Autofocus technology for example were really designed for the military so this was quickly adapted for civilian purpose in Japan but remained secret in the rest of the world as it was used for military purposes.
Japanese lenses can be divided intro entry level third party lenses, made by Soligor, Revuenon, Vivitar, Coslinar and others, mid range lenses made by smaller manufacturers, such as Makinon and Chinon and premium lenses, such as those made by Asahi Pentax and Fujifilm.
Other premium manufacturers like Canon produced lenses in their own native mounts others include Olympus, Minolta and Mamiya. Japanese lenses are considered the most reliable of these vintage lenses, with Asahi Pentax Takumar series coming on top of them all.
The company which is now recognised world-wide as Canon began its life as Seiki-Kōgaku Kenkyusho - Precision Optical Instruments Laboratory - or 精機光学研究所. According to the Canon Camera Museum history, the first laboratory of the company "...was founded in 1933 in a third-floor apartment of the Takekawaya Building in Roppongi, Azabu Ward, Tokyo."
The name Canon meant “Precision Optical Instruments Laboratory”. Initially Canon had a very close relationship with Nippon Kōgaku (Nikon), who supplied lenses for the cameras which Canon manufactured. The Nikkor 5cm f/3.5 lens was commonly seen on the Hansa Kwanon (Canon), which also had its rangefinder manufactured by Nikon.

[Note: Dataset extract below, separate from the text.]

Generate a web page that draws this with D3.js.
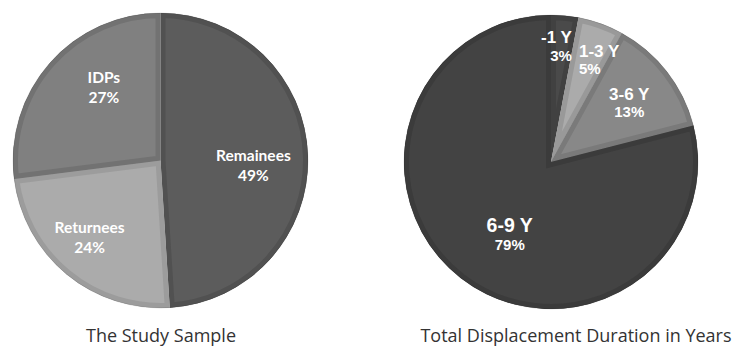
<!DOCTYPE html>
<html>
<head>
<meta charset="utf-8">
<script src="https://cdn.jsdelivr.net/npm/d3@7"></script>
<style>
  html, body { margin: 0; padding: 0; background: #fff; }
  svg { display: block; }
</style>
</head>
<body>
<svg id="chart" width="735" height="354"></svg>
<script>
// Study sample composition
const sampleCategories = ["Remainees", "Returnees", "IDPs"];
const sampleValues = [49, 24, 27];

// Total displacement duration
const durationCategories = ["-1 Y", "1-3 Y", "3-6 Y", "6-9 Y"];
const durationValues = [3, 5, 13, 79];

const chartTitles = ["The Study Sample", "Total Displacement Duration in Years"];

// Slice shading: fill and inner bevel edge
const sampleFills = ["#5c5c5c", "#ababab", "#808080"];
const sampleEdges = ["#515151", "#9c9c9c", "#727272"];
const durationFills = ["#4a4a4a", "#ababab", "#888888", "#434343"];
const durationEdges = ["#414141", "#999999", "#7a7a7a", "#3b3b3b"];

// Label placement: radial fraction, angular nudge (deg), text anchor
const sampleLabelPlace = [
  { r: 0.63, shift: 2.4, anchor: "middle" },
  { r: 0.69, shift: 4.6, anchor: "middle" },
  { r: 0.65, shift: 12.4, anchor: "middle" }
];
const durationLabelPlace = [
  { r: 0.82, shift: 4.6, anchor: "end" },
  { r: 0.74, shift: -4.9, anchor: "start" },
  { r: 0.68, shift: -0.7, anchor: "middle" },
  { r: 0.55, shift: -7.1, anchor: "middle" }
];

const svg = d3.select("#chart");

function drawPie(opts) {
  const g = svg.append("g").attr("transform", `translate(${opts.cx},${opts.cy})`);
  const data = opts.categories.map((c, i) => ({ name: c, value: opts.values[i], i }));
  const pie = d3.pie().value(d => d.value).sort(null);
  const arcs = pie(data);
  const arc = d3.arc().innerRadius(0).outerRadius(opts.r);

  const slices = g.selectAll("g.slice").data(arcs).enter().append("g").attr("class", "slice");

  slices.append("clipPath")
    .attr("id", d => `${opts.id}-clip-${d.index}`)
    .append("path").attr("d", arc);

  slices.append("path")
    .attr("d", arc)
    .attr("fill", d => opts.fills[d.index]);

  // inner bevel edge, clipped to each slice
  slices.append("path")
    .attr("d", arc)
    .attr("fill", "none")
    .attr("stroke", d => opts.edges[d.index])
    .attr("stroke-width", opts.edgeWidth)
    .attr("stroke-linejoin", "miter")
    .attr("clip-path", d => `url(#${opts.id}-clip-${d.index})`);

  // faint outline round the whole disc
  g.append("circle").attr("r", opts.r).attr("fill", "none")
    .attr("stroke", "rgba(0,0,0,0.12)").attr("stroke-width", 1);

  const labels = g.selectAll("text.lbl").data(arcs).enter().append("text")
    .attr("class", "lbl")
    .attr("fill", "#fff")
    .attr("font-family", opts.font)
    .attr("font-weight", "bold")
    .attr("text-anchor", d => opts.place[d.index].anchor)
    .attr("transform", d => {
      const p = opts.place[d.index];
      const a = (d.startAngle + d.endAngle) / 2 + p.shift * Math.PI / 180;
      const rr = p.r * opts.r;
      return `translate(${rr * Math.sin(a)},${-rr * Math.cos(a)})`;
    });

  labels.append("tspan")
    .attr("x", 0).attr("y", 0)
    .attr("font-size", d => opts.nameSize(d))
    .text(d => d.data.name);
  labels.append("tspan")
    .attr("x", 0).attr("y", d => opts.gap(d))
    .attr("font-size", d => opts.pctSize(d))
    .text(d => d.data.value + "%");

  svg.append("text")
    .attr("x", opts.titleX).attr("y", opts.titleY)
    .attr("text-anchor", "middle")
    .attr("font-family", "'Open Sans', 'Noto Sans', sans-serif")
    .attr("font-size", 18)
    .attr("fill", "#333")
    .text(opts.title);
}

drawPie({
  id: "sample", cx: 160.5, cy: 160.5, r: 147.5,
  categories: sampleCategories, values: sampleValues,
  fills: sampleFills, edges: sampleEdges, edgeWidth: 10,
  place: sampleLabelPlace,
  font: "Lato, 'Open Sans', sans-serif",
  nameSize: () => 15.5, pctSize: () => 15.5, gap: () => 19.5,
  title: chartTitles[0], titleX: 161, titleY: 342
});

drawPie({
  id: "duration", cx: 551, cy: 162, r: 147,
  categories: durationCategories, values: durationValues,
  fills: durationFills, edges: durationEdges, edgeWidth: 10,
  place: durationLabelPlace,
  font: "'Liberation Sans', Arial, sans-serif",
  nameSize: d => d.index === 3 ? 19.5 : 17,
  pctSize: d => 15,
  gap: d => d.index === 3 ? 18 : 17.5,
  title: chartTitles[1], titleX: 576, titleY: 342
});
</script>
</body>
</html>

The Hansa Canon was launched in 1936. It was not until the late 1940s that Canon started to manufacture their own lenses, after World War 2. Initially the lenses were labeled Serenar. This caused some confusion to customers as they were looking for a Precision Optical camera and a Serenar lens. So in the early 1950s the company and branding was changed to Canon.
The Canon 50mm f/0.95 was introduced by Canon in 1961. According to the Canon online camera museum, “It had the largest aperture in the world for photographic lenses available in the market at the time.” It is affectionately known as the Canon “Dream Lens.” Today, the Dream Lens has become one of the most well known lenses of its era.T he “Dream Lens” is famous for its out-of-focus rendering that offers smooth bokeh and extremely shallow depth of field, which combines to produce the “Dreamy” effects.
The F0.95 is the fastest aperture for full frame 50mm that you can find in the market today. Unlike the Leica 50mm f0.95 ASPH, The canon 0.95 is an old lens, old technology back in 1960’s , high in demand collectable item today, also very hard to find one in good condition.
It is a very expensive lens and prices go up all the time. The Canon is no longer make it and I seriously doubt that people will ever lose interest for the lens. My lens is the standard Canon 50mm F0.95 Lens and approximately 20000 units were produced. However, a significantly less number of units remained today.
Prices are now trending from a low of $2200 to a high of $8000 give or take. Some unscrupulous dealers are trying to sell this lens for $10000 or more. This, to me, is way too high since that is approaching Noctilux used prices.
The Noctilux goes for $5500-10000 on the used market, depending on which version. Some folks have labeled the Canon Dream Lens as the “Poor Man’s Noctilux.” But the Canon came first, so they say that the Noctilux is the “Rich Man’s Canon Dream Lens
Comparisons? Based upon my use of the Noctilux and the Canon Dream Lens, I’d say you can’t compare the two. It’s apples to oranges. The Leica may be the technically better lens, while the Canon I find to be a more artistic lens in regards to the images it renders. Just like the film vs digital debate, my answer to the Noctilux vs Dream lens question is…None are better than the other. They are different and as someone who likes to be creative I prefer the Canon.